London. -- There were the "Irangate" arms deals, and there may or not have been an "October Surprise," by which the Reagan campaign allegedly dickered with Iran on the timing of the release of American hostages in return for arms. We are beginning to hear of "Saddamgate," the charge that President Bush, turned a blind eye to all sorts of goings on in Iraq, not least the diversion of U.S. agricultural credits to buy arms.
This is the way the arms bazaar is conducted today -- with a kind of single-minded, no-holds-barred, huckstering by any means necessary. As Lt. Gen. Teddy Allen, director of the Pentagon's defense assistance agency, said the other day, arms sales are "the only growth industry in town."
The Gulf War was supposed to have given everyone pause. As the allied troop build-up was under way in Saudi Arabia, in August 1990, Secretary of State James Baker said on television, "I do think it's worth looking at, in the future, arms-sales practices and policies. . . . We should have been more concerned about this, perhaps going further back." He went on to argue that the confrontation with Iraq "may provide a good lesson in that regard."
What lesson? Within a month of this frank admission, the Bush Administration announced a record $20 billion arms deal with Saudi Arabia.
The war won, Bush addressed a joint session of Congress on March 6 last year. Arms-sales controls, he said, were one of four key post-war goals. But within two weeks the administration announced that it had a new $1 billion plan to use the Export-Import Bank to subsidize foreign arms sales.
After years of sharing primacy with the Soviet Union, the U.S. is now uncontestably the world's top arms pusher. Still, on the matter of policy contradictions, it is probably overtaken by France. French arms sales allowed Saddam Hussein's forces to have a more advanced model of its fighter-bomber than did France's own forces in the Persian Gulf.
Britain's Prime Minister John Major has persuaded the U.N. to keep a register of arms sales -- the one "do-good" initiative that could be taken with the least impact on sales.
China has been criticized by the West for its unrestrained selling of missiles and technology. But in fact only China in the new Big Five talks on conventional arms sales has suggested concrete limits on the total volume of arms sales sold to regions like the Middle East.
In Cold War days the rationale for refusing to countenance limits was the competition from the Soviet Union. What argument can there be today? Iraq is defeated. The Middle East nations are engaged in peace talks. North Korea has agreed to sign the Nuclear Non-Proliferation Treaty. This is surely the time to agree on major controls.

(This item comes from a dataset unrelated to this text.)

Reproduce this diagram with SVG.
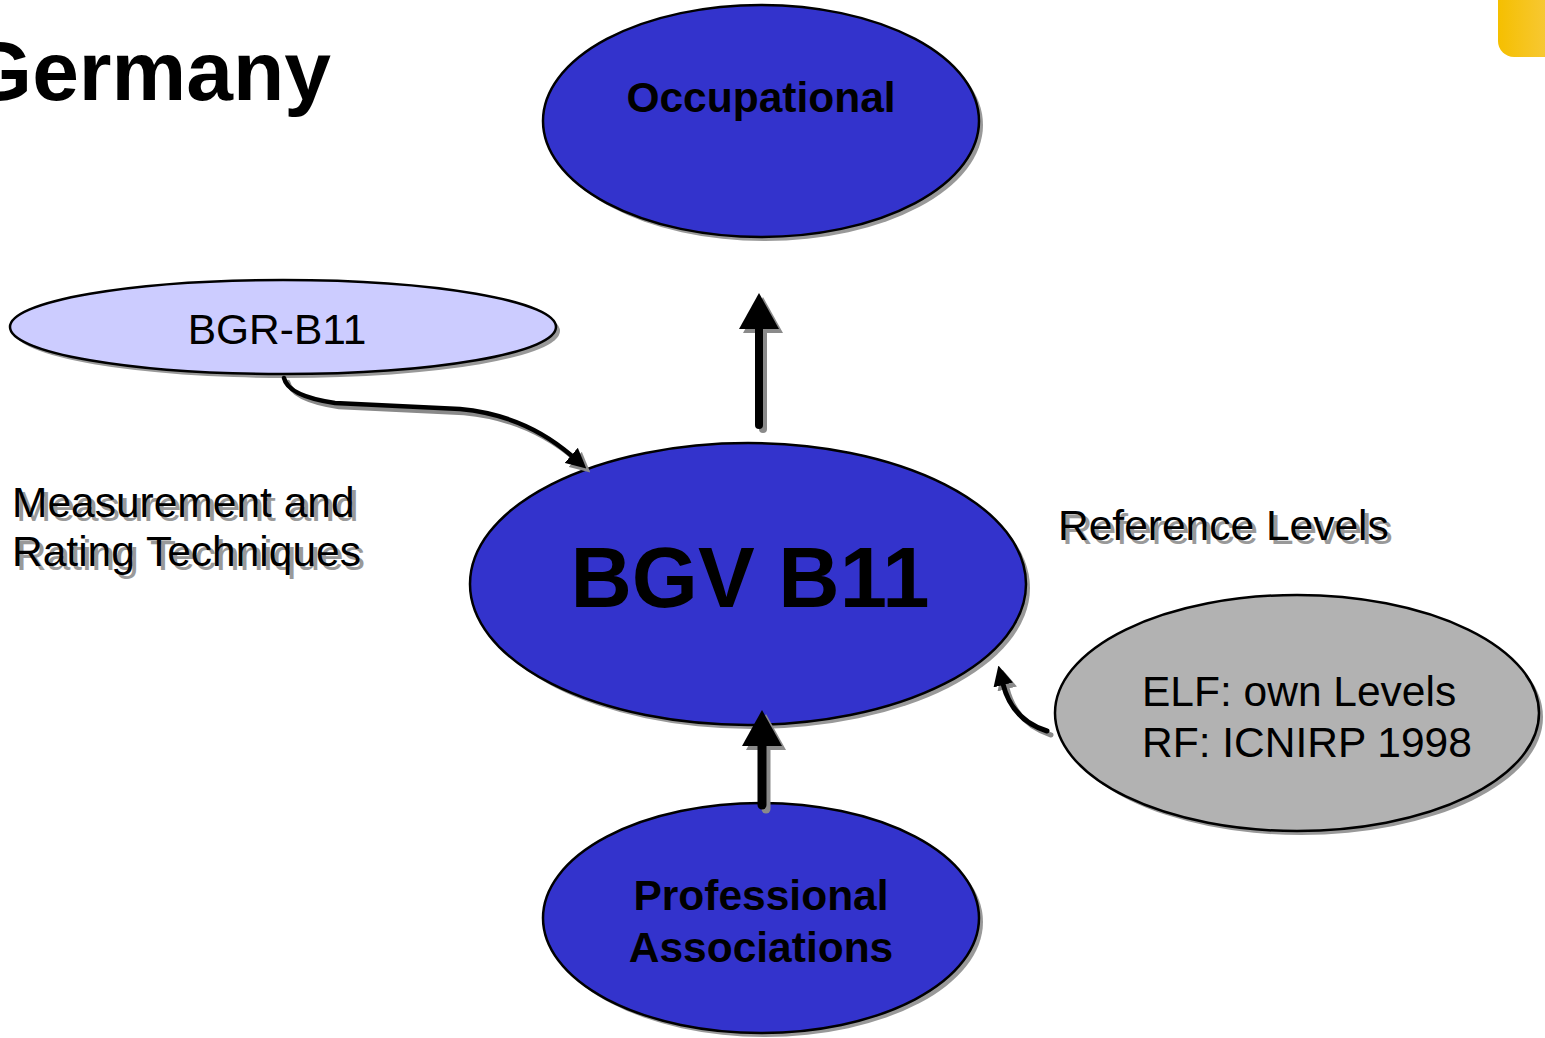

Economic pressures appear to be driving arms sales forward. McDonnell Douglas, in its campaign to win approval for the sale of advanced F-15s to Saudi Arabia, published a glossy brochure and a video claiming the sale would create 40,000 new jobs, bring in $3 billion in tax revenue and benefit the economy of 45 states and 344 Congressional districts.
Nevertheless, there are one or two encouraging signs. Japan and Germany have both said they will reduce foreign aid to countries that are spending more on the military than deemed "sufficient" for defense purposes. If Washington, Paris and London are looking for a place to emulate this policy they could start with Thailand, a country that has never fought a war and is threatened by no outsiders but keeps an army of 12 divisions in place, for reasons all too apparent this past week.
Robert McNamara, the former U.S. defense secretary, has been lobbying for the World Bank and the International Monetary Fund to make a country's level of military spending an explicit condition of receiving assistance. But at their joint annual meeting in Bangkok last October both institutions, while suggesting they will raise the issue in discussions with borrowers, said they wouldn't insist on it.
This must change. So too must state subsidies for arms sales. We were promised better if the Cold War ended. It has. We were promised serious review after the Gulf War. It has not happened. We have, in short, been badly deceived -- probably because arms sales make a lot of people rich.
Jonathan Power writes a column on the Third World.